Return the material word for word. Do not include pictures.
++++++
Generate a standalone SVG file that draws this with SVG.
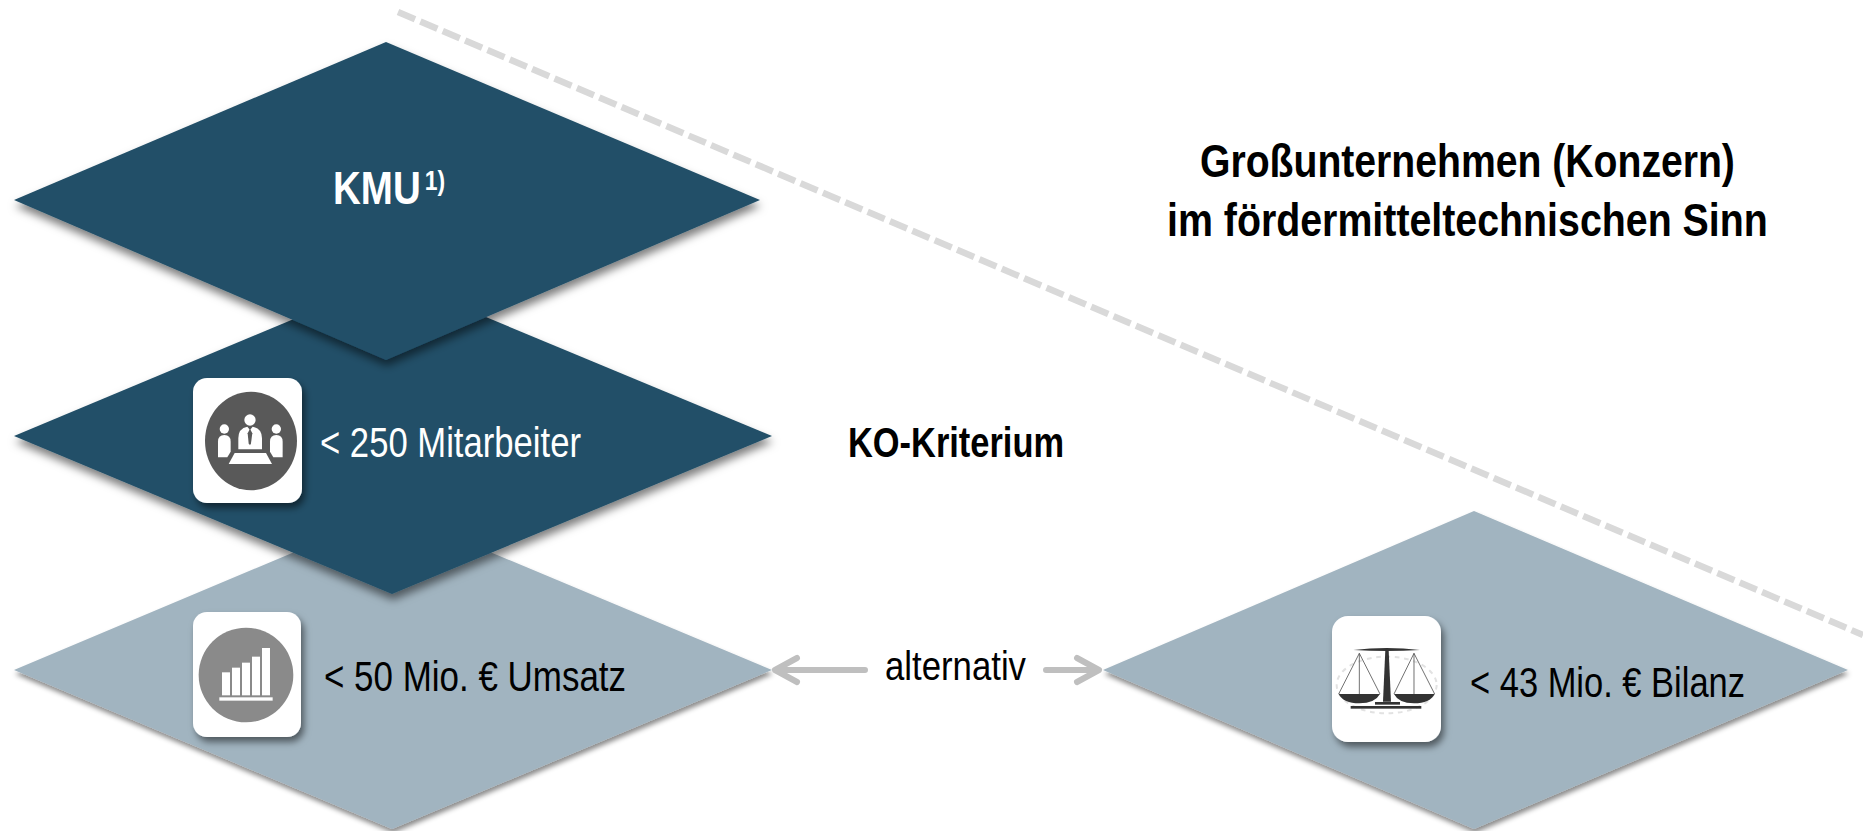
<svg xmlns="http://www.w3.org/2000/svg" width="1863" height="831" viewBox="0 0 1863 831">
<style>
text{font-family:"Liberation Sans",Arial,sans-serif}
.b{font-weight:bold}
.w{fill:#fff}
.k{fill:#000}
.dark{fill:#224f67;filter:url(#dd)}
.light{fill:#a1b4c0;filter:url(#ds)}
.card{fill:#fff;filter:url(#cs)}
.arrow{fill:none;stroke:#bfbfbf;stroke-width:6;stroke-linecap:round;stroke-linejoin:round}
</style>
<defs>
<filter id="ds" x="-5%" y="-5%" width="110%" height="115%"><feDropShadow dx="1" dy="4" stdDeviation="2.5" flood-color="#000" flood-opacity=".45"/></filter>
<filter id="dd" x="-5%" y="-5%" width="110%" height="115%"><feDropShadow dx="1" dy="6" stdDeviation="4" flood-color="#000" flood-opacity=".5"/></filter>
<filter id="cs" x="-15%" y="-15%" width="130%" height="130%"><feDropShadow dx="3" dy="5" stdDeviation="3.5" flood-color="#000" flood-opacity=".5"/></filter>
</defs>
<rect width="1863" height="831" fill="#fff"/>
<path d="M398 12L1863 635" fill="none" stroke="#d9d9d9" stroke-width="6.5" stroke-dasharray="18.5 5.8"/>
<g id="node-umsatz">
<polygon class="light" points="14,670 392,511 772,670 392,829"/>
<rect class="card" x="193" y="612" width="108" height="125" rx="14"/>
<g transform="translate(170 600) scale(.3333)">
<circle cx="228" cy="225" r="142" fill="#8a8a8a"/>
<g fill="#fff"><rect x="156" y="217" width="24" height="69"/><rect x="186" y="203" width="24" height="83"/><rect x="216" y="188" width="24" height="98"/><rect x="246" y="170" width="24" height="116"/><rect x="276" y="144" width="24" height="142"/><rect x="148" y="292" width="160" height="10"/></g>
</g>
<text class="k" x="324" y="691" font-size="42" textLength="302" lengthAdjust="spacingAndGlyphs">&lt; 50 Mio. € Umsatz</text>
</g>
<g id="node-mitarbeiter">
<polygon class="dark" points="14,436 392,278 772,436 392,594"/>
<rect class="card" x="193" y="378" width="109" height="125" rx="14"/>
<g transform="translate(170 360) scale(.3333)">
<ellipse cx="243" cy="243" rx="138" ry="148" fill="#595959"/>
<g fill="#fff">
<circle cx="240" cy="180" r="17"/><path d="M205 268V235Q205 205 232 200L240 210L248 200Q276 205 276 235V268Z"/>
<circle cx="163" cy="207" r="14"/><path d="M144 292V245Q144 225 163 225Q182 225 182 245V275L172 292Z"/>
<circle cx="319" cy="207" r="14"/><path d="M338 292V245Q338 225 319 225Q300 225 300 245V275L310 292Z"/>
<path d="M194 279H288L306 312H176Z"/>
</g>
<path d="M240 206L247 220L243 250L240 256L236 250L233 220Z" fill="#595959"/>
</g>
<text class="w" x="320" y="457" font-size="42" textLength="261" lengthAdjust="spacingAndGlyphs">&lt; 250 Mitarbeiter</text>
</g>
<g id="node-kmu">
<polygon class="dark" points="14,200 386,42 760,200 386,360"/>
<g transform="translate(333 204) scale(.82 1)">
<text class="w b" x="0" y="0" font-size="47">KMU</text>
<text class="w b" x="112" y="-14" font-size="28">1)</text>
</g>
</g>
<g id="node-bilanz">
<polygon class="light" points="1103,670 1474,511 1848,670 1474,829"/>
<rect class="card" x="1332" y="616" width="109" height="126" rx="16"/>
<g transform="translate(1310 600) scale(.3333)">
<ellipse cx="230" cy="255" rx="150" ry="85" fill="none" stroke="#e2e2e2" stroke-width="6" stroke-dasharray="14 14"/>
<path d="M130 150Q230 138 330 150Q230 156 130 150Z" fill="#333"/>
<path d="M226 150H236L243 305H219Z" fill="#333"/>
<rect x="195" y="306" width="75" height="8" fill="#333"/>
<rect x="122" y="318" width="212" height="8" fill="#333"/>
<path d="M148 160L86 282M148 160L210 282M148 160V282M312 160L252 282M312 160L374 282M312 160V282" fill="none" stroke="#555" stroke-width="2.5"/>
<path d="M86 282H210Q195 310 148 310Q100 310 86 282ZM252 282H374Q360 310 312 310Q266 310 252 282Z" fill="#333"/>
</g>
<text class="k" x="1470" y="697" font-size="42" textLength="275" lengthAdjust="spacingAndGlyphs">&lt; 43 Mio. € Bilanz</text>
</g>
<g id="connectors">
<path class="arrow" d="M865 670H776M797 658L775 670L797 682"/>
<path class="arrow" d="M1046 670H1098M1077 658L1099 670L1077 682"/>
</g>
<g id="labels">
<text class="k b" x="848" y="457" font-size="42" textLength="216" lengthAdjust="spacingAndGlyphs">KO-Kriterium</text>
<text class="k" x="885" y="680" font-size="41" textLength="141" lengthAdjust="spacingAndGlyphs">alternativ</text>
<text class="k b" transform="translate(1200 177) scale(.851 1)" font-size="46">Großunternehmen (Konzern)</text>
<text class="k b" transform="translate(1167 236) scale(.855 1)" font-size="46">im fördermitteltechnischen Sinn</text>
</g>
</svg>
++++++
→ Problem solution:
Generate a standalone SVG file that draws this with SVG.
<svg xmlns="http://www.w3.org/2000/svg" width="1863" height="831" viewBox="0 0 1863 831">
<style>
text{font-family:"Liberation Sans",Arial,sans-serif}
.b{font-weight:bold}
.w{fill:#fff}
.k{fill:#000}
.dark{fill:#224f67;filter:url(#dd)}
.light{fill:#a1b4c0;filter:url(#ds)}
.card{fill:#fff;filter:url(#cs)}
.arrow{fill:none;stroke:#bfbfbf;stroke-width:6;stroke-linecap:round;stroke-linejoin:round}
</style>
<defs>
<filter id="ds" x="-5%" y="-5%" width="110%" height="115%"><feDropShadow dx="1" dy="4" stdDeviation="2.5" flood-color="#000" flood-opacity=".45"/></filter>
<filter id="dd" x="-5%" y="-5%" width="110%" height="115%"><feDropShadow dx="1" dy="6" stdDeviation="4" flood-color="#000" flood-opacity=".5"/></filter>
<filter id="cs" x="-15%" y="-15%" width="130%" height="130%"><feDropShadow dx="3" dy="5" stdDeviation="3.5" flood-color="#000" flood-opacity=".5"/></filter>
</defs>
<rect width="1863" height="831" fill="#fff"/>
<path d="M398 12L1863 635" fill="none" stroke="#d9d9d9" stroke-width="6.5" stroke-dasharray="18.5 5.8"/>
<g id="node-umsatz">
<polygon class="light" points="14,670 392,511 772,670 392,829"/>
<rect class="card" x="193" y="612" width="108" height="125" rx="14"/>
<g transform="translate(170 600) scale(.3333)">
<circle cx="228" cy="225" r="142" fill="#8a8a8a"/>
<g fill="#fff"><rect x="156" y="217" width="24" height="69"/><rect x="186" y="203" width="24" height="83"/><rect x="216" y="188" width="24" height="98"/><rect x="246" y="170" width="24" height="116"/><rect x="276" y="144" width="24" height="142"/><rect x="148" y="292" width="160" height="10"/></g>
</g>
<text class="k" x="324" y="691" font-size="42" textLength="302" lengthAdjust="spacingAndGlyphs">&lt; 50 Mio. € Umsatz</text>
</g>
<g id="node-mitarbeiter">
<polygon class="dark" points="14,436 392,278 772,436 392,594"/>
<rect class="card" x="193" y="378" width="109" height="125" rx="14"/>
<g transform="translate(170 360) scale(.3333)">
<ellipse cx="243" cy="243" rx="138" ry="148" fill="#595959"/>
<g fill="#fff">
<circle cx="240" cy="180" r="17"/><path d="M205 268V235Q205 205 232 200L240 210L248 200Q276 205 276 235V268Z"/>
<circle cx="163" cy="207" r="14"/><path d="M144 292V245Q144 225 163 225Q182 225 182 245V275L172 292Z"/>
<circle cx="319" cy="207" r="14"/><path d="M338 292V245Q338 225 319 225Q300 225 300 245V275L310 292Z"/>
<path d="M194 279H288L306 312H176Z"/>
</g>
<path d="M240 206L247 220L243 250L240 256L236 250L233 220Z" fill="#595959"/>
</g>
<text class="w" x="320" y="457" font-size="42" textLength="261" lengthAdjust="spacingAndGlyphs">&lt; 250 Mitarbeiter</text>
</g>
<g id="node-kmu">
<polygon class="dark" points="14,200 386,42 760,200 386,360"/>
<g transform="translate(333 204) scale(.82 1)">
<text class="w b" x="0" y="0" font-size="47">KMU</text>
<text class="w b" x="112" y="-14" font-size="28">1)</text>
</g>
</g>
<g id="node-bilanz">
<polygon class="light" points="1103,670 1474,511 1848,670 1474,829"/>
<rect class="card" x="1332" y="616" width="109" height="126" rx="16"/>
<g transform="translate(1310 600) scale(.3333)">
<ellipse cx="230" cy="255" rx="150" ry="85" fill="none" stroke="#e2e2e2" stroke-width="6" stroke-dasharray="14 14"/>
<path d="M130 150Q230 138 330 150Q230 156 130 150Z" fill="#333"/>
<path d="M226 150H236L243 305H219Z" fill="#333"/>
<rect x="195" y="306" width="75" height="8" fill="#333"/>
<rect x="122" y="318" width="212" height="8" fill="#333"/>
<path d="M148 160L86 282M148 160L210 282M148 160V282M312 160L252 282M312 160L374 282M312 160V282" fill="none" stroke="#555" stroke-width="2.5"/>
<path d="M86 282H210Q195 310 148 310Q100 310 86 282ZM252 282H374Q360 310 312 310Q266 310 252 282Z" fill="#333"/>
</g>
<text class="k" x="1470" y="697" font-size="42" textLength="275" lengthAdjust="spacingAndGlyphs">&lt; 43 Mio. € Bilanz</text>
</g>
<g id="connectors">
<path class="arrow" d="M865 670H776M797 658L775 670L797 682"/>
<path class="arrow" d="M1046 670H1098M1077 658L1099 670L1077 682"/>
</g>
<g id="labels">
<text class="k b" x="848" y="457" font-size="42" textLength="216" lengthAdjust="spacingAndGlyphs">KO-Kriterium</text>
<text class="k" x="885" y="680" font-size="41" textLength="141" lengthAdjust="spacingAndGlyphs">alternativ</text>
<text class="k b" transform="translate(1200 177) scale(.851 1)" font-size="46">Großunternehmen (Konzern)</text>
<text class="k b" transform="translate(1167 236) scale(.855 1)" font-size="46">im fördermitteltechnischen Sinn</text>
</g>
</svg>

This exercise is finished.